“Are there any good steampunk movies?” Mike Perschon says he’s often asked. He devotes a chunk of his book Steampunk FAQ to the question and little surprise: he finds some.
But first he poses another frequently asked question—one that recurs throughout: What is steampunk? He doesn’t want to confine it to its oft-heard definition as a literary genre. As he perceptively observes, the roots are as much cinematic as literary, especially in such brass-fitted retro-future 1950s-‘60s movie adaptations as 20,000 Leagues Under the Sea or The Time Machine. He doesn’t want to call steampunk a genre at all, preferring to define it as an aesthetic, essentially a funhouse mirror on an era circa 1800-1914. Steampunk, he insists, is unencumbered by historical or scientific accuracy but evokes a fantasy version of a time period filled with technology improbable then, now or ever.
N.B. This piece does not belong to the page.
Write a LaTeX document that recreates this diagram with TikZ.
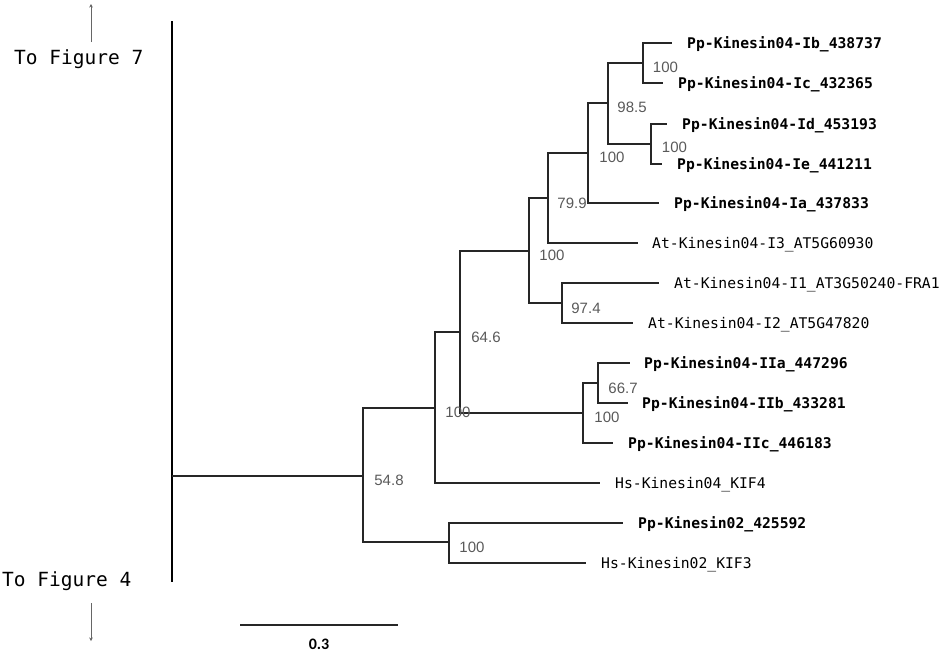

For cinematic steampunk, the pseudo-Victorian gadgetry of Wild Wild West (1999) was seminal—albeit the film fails the test of being a “good steampunk movie.” Tim Burton’s imagery of “a past that never was” also seems influential. Disney, of all studios, played a role in promoting the aesthetic with Atlantis: The Lost Empire (2001) and Treasure Planet (2002). Not all was well in Hollywood, however. The League of Extraordinary Gentlemen (2003), based on Alan Moore’s graphic tale, “was undermined by a terrible script and flawed direction.” And like many projects mentioned by Perschon, movie audiences generally weren’t aware that Extraordinary Gentlemen was steampunk—or even that such a thing existed.
But like many genres, forums, ideologies and fascinations, steampunk continues to thrive below the level of mainstream awareness. Perschon’s FAQ is a good road map.